Brown's touring band consists mainly of unknowns here: the playing is fine enough (Jeff Danford does a particularly respectable job of filling in for the late Vincent Crane on all the classic numbers), but the chief emphasis is on the show (either the whole thing or parts of it were supposedly filmed as well, and available on Youtube for all those who like seeing aging glam-art-rock stars doing crazy stuff on stage) and Arthur's persona — predictably enough. The setlist, as can be easily seen, is heavily tilted towards Crazy World, since, by 1993, if anybody vaguely remembered anything about Arthur Brown, it all had to be tied to the 1969 album, and the God of Hellfire obliged — coming up with solid recreations of ʽNightmareʼ, ʽFireʼ, ʽCome And Buyʼ, and, of course, ʽI Put A Spell On Youʼ.

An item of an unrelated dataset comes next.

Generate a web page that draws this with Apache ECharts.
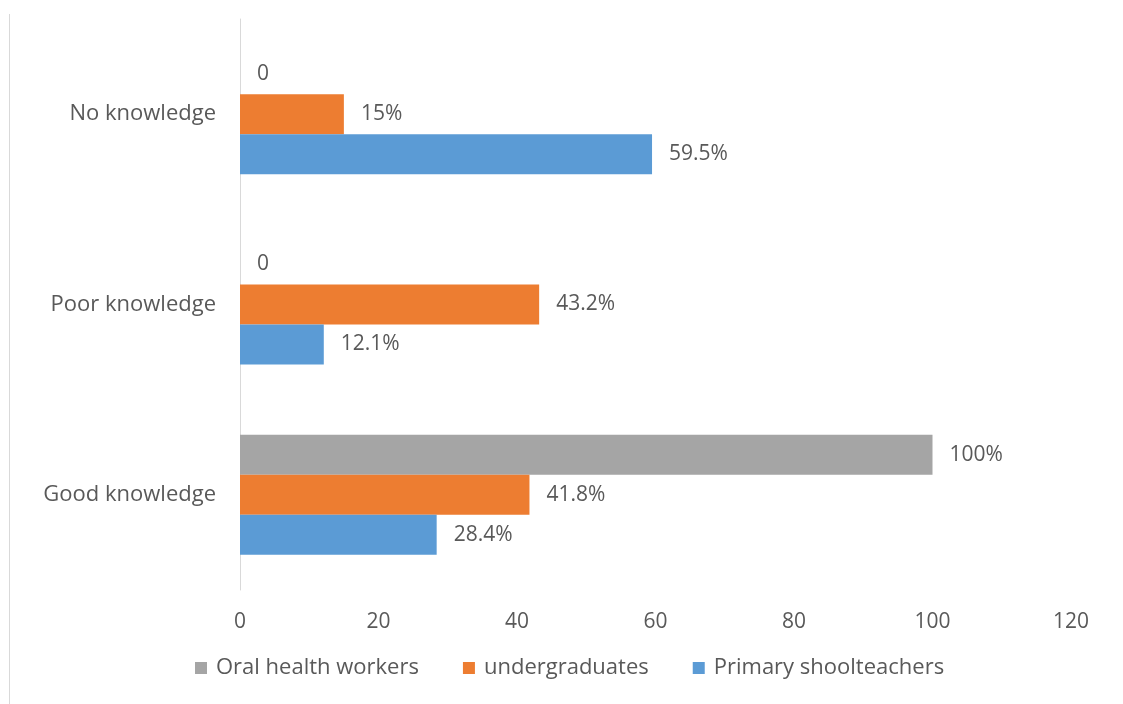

But he does go further than that, and in a much less predictable fashion. Kingdom Come is paid tribute with ʽTime Captivesʼ (actually a medley here, with ʽSpirit Of Joyʼ thrown in the middle as well), and Arthur's early 1980s synthesizer experiments are honored with bits from ʽThe Fire Antʼ (incorporated inside ʽMandelaʼ), while ʽKing Of Englandʼ gets a more guitar-oriented rearrangement than it had on Speak No Tech (not necessarily becoming more interesting in the process). And then there is some new material, including the opening two-part suite ʽWhen You Open The Doorʼ, also written and performed much in the style of Kingdom Come. Was it a shelved outtake or something?
Overall, the impression is positive. The worst possible impression from such things is that of a desperate old wreck, cashing in on fossilized bits and pieces of former success, out of time, out of mind, and very transparently out of money. But here, even without the video, it is clear that the man is nimble, agile, and still feeling quite cozy in his «Supernatural Shoes»: neither the voice nor the spirit have aged a bit (actually, Arthur has got quite an advantage here: like Ian Anderson, he was intentionally downplaying his youthfulness in his prime, looking and sounding about twenty years older than he actually was, and this paid off handsomely in the long run — he never had the Mick Jagger problem weighing on his shoulders).
The new numbers on their own may not give enough of an incentive to rush out and grab the album: ʽWhen You Open The Doorʼ is strictly for major fans of Kingdom Come; ʽJuices Of Loveʼ is an artsified R'n'B number that is neither too stupendous nor too memorable; and ʽPick It Upʼ is a somewhat formulaic blues-rock shuffle that is a bit too heavy on synthesizers for my taste. But they fit in well with the golden oldies, and the resulting mix is quite a faithful and sympathetic portrait of Arthur Brown at fifty-two. Too bad that Requiem is underrepresented, of course, but honoring the short memories and limited knowledge of Marquee Club audiences was an understandable priority, I guess, so thumbs up all the same.